• Abortion;
  • acute phase proteins;
  • horse;
  • pregnancy loss


Currently, placentitis, an important cause of late pregnancy loss in mares, is diagnosed by clinical signs and ultrasonography. Acute phase proteins (APP) are mainly produced and secreted by the liver in response to acute inflammatory stimuli. We hypothesized that APP are increased in mares with placentitis.

Method of study

Concentrations of serum amyloid A (SAA), haptoglobin (Hp), fibrinogen (Fb), and white blood cell counts (WBC) were determined in plasma of mares with experimentally induced placentitis and gestationally age-matched control mares.

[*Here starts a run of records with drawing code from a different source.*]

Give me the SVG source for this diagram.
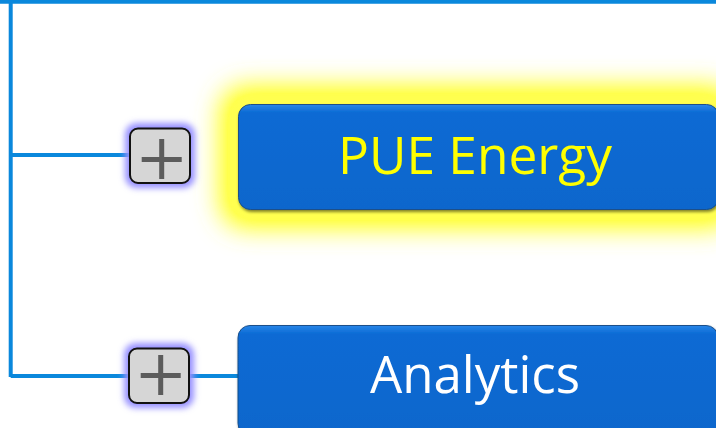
<svg xmlns="http://www.w3.org/2000/svg" width="716" height="428" viewBox="0 0 716 428">
<style>
.line{stroke:#0a88dc;stroke-width:4;fill:none}
.tog rect{fill:#d6d6d6;stroke:#111;stroke-width:2}
.tog path{stroke:#5c5c5c;stroke-width:5;fill:none}
.lbl{font-family:"Open Sans","Noto Sans",sans-serif;font-size:51px;text-anchor:middle}
</style>
<defs>
<linearGradient id="nodeFill" x1="0" y1="0" x2="0" y2="1">
<stop offset="0" stop-color="#2a86e8"/>
<stop offset="0.08" stop-color="#0a6ad4"/>
<stop offset="1" stop-color="#0866cc"/>
</linearGradient>
<linearGradient id="conn1" x1="0" y1="0" x2="1" y2="0">
<stop offset="0" stop-color="#0a7ee0"/>
<stop offset="0.3" stop-color="#0a7ee0"/>
<stop offset="1" stop-color="#9ccc40"/>
</linearGradient>
<filter id="yglow" x="-20%" y="-60%" width="140%" height="220%">
<feGaussianBlur stdDeviation="13"/>
<feComponentTransfer><feFuncA type="linear" slope="1.4"/></feComponentTransfer>
</filter>
<filter id="pglow" x="-50%" y="-50%" width="200%" height="200%">
<feGaussianBlur stdDeviation="3"/>
</filter>
<filter id="shadow" x="-10%" y="-20%" width="120%" height="140%">
<feGaussianBlur in="SourceAlpha" stdDeviation="1.5"/>
<feOffset dx="1" dy="1.5"/>
<feComponentTransfer><feFuncA type="linear" slope="0.5"/></feComponentTransfer>
<feMerge><feMergeNode/><feMergeNode in="SourceGraphic"/></feMerge>
</filter>
</defs>
<rect width="716" height="428" fill="#fff"/>
<g id="connectors">
<path class="line" d="M0 1.8H716M10.7 0V377M10.7 155H131M10.7 376H131"/>
<path d="M190 155H238" stroke="url(#conn1)" stroke-width="5" fill="none"/>
<path class="line" d="M190 376H238" stroke-width="5"/>
</g>
<g id="node-pue">
<rect x="220" y="86" width="516" height="142" rx="26" fill="#ffff50" filter="url(#yglow)"/>
<rect x="238.5" y="104.5" width="480" height="105" rx="12" fill="url(#nodeFill)" stroke="#1a4f8a" stroke-width="1" filter="url(#shadow)"/>
<text class="lbl" x="475" y="173.5" fill="#ffff00" font-weight="500" textLength="274" lengthAdjust="spacingAndGlyphs">PUE Energy</text>
</g>
<g id="toggle-pue" class="tog">
<rect x="125" y="123" width="70" height="65" rx="12" style="fill:#9690ff;stroke:none" filter="url(#pglow)"/>
<rect x="130" y="128.5" width="60" height="54.5" rx="8"/>
<path d="M141.7 159.5H181.7M161.7 139V179"/>
</g>
<g id="node-analytics">
<rect x="238" y="325.5" width="480" height="110" rx="12" fill="url(#nodeFill)" stroke="#1a4f8a" stroke-width="1" filter="url(#shadow)"/>
<text class="lbl" x="475" y="393" fill="#ffffff" textLength="210" lengthAdjust="spacingAndGlyphs">Analytics</text>
</g>
<g id="toggle-analytics" class="tog">
<rect x="124" y="343" width="70" height="65" rx="12" style="fill:#9690ff;stroke:none" filter="url(#pglow)"/>
<rect x="129" y="348.5" width="60" height="54.5" rx="8"/>
<path d="M140.7 375.5H180.7M160.7 355V395"/>
</g>
</svg>
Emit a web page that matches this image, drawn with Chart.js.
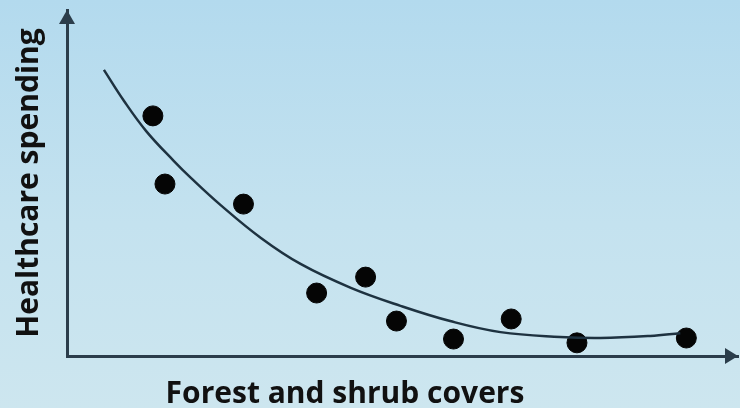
<!DOCTYPE html>
<html>
<head>
<meta charset="utf-8">
<script src="https://cdn.jsdelivr.net/npm/chart.js@4"></script>
<style>
  html, body { margin: 0; padding: 0; }
  body {
    width: 740px; height: 408px; overflow: hidden;
    background: linear-gradient(180deg, #b3daee 0%, #c4e2ef 55%, #cde6ef 100%);
  }
  #wrap { position: relative; width: 740px; height: 408px; }
</style>
</head>
<body>
<div id="wrap"><canvas id="chart" width="740" height="408"></canvas></div>
<script>
// observed points (forest cover vs healthcare spending, arbitrary units 0-100)
const pointX = [12.8, 14.6, 26.3, 37.2, 44.5, 49.1, 57.6, 66.2, 76.0, 92.3];
const pointY = [69.4, 49.7, 43.9, 18.2, 22.8, 10.1, 4.9, 10.7, 3.8, 5.2];

// fitted trend curve
const curveX = [5.5, 8.5, 11.8, 15.9, 18.5, 22.9, 28.9, 34.8, 42.3, 49.7, 57.1, 64.6, 73.5, 79.5, 86.9, 91.4];
const curveY = [82.7, 73.7, 65.0, 56.4, 51.4, 43.6, 34.1, 26.6, 19.7, 14.5, 10.1, 6.9, 5.5, 5.2, 5.8, 6.6];

const xTitle = 'Forest and shrub covers';
const yTitle = 'Healthcare spending';

const axisColor = '#2b3d4b';

// arrowheads + x axis title
const decor = {
    id: 'decor',
    afterDraw(chart) {
        const ctx = chart.ctx;
        const a = chart.chartArea;
        ctx.save();
        ctx.fillStyle = axisColor;
        // y arrow
        ctx.beginPath();
        ctx.moveTo(a.left, a.top);
        ctx.lineTo(a.left - 8, a.top + 14);
        ctx.lineTo(a.left + 8, a.top + 14);
        ctx.closePath();
        ctx.fill();
        // x arrow
        ctx.beginPath();
        ctx.moveTo(a.right, a.bottom);
        ctx.lineTo(a.right - 13, a.bottom - 8);
        ctx.lineTo(a.right - 13, a.bottom + 8);
        ctx.closePath();
        ctx.fill();
        // x title
        ctx.fillStyle = '#111111';
        ctx.font = 'bold 30px "Open Sans"';
        ctx.textAlign = 'center';
        ctx.textBaseline = 'alphabetic';
        ctx.fillText(xTitle, 345, 403);
        ctx.restore();
    }
};

new Chart(document.getElementById('chart').getContext('2d'), {
    type: 'scatter',
    data: {
        datasets: [
            {
                type: 'line',
                label: 'trend',
                data: curveX.map((x, i) => ({x: x, y: curveY[i]})),
                borderColor: '#1e3240',
                borderWidth: 2.5,
                pointRadius: 0,
                tension: 0.4,
                fill: false
            },
            {
                label: 'points',
                data: pointX.map((x, i) => ({x: x, y: pointY[i]})),
                backgroundColor: '#050505',
                borderColor: '#050505',
                pointRadius: 10,
                pointHoverRadius: 10
            }
        ]
    },
    options: {
        responsive: false,
        animation: false,
        layout: { autoPadding: false, padding: { left: 11, right: 2, top: 10, bottom: 52 } },
        plugins: { legend: { display: false }, tooltip: { enabled: false } },
        scales: {
            x: {
                type: 'linear', min: 0, max: 100,
                ticks: { display: false },
                grid: { display: false, drawTicks: false },
                border: { display: true, color: axisColor, width: 3 }
            },
            y: {
                type: 'linear', min: 0, max: 100,
                ticks: { display: false },
                grid: { display: false, drawTicks: false },
                border: { display: true, color: axisColor, width: 3 },
                title: {
                    display: true, text: yTitle, color: '#111111',
                    font: { family: 'Open Sans', size: 30, weight: 'bold' },
                    padding: { top: 0, bottom: 20 }
                }
            }
        }
    },
    plugins: [decor]
});
</script>
</body>
</html>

Placentitis was induced via intracervical inoculation of Streptococcus equi subspecies zooepidemicus, a common isolate from clinical cases of bacterial placentitis. Concentrations of SAA and Hp were also determined in the 10 days pre-partum in normal mares.

Results and conclusion

Mares with placentitis aborted within 5–25 days after inoculation. Concentrations of SAA and Hp rapidly increased subsequent to experimental induction of placentitis and remained increased until abortion. Neither Fb nor WBC appeared to be useful markers for placentitis. Parturition did not trigger increase in either SAA or Hp in normal foaling mares.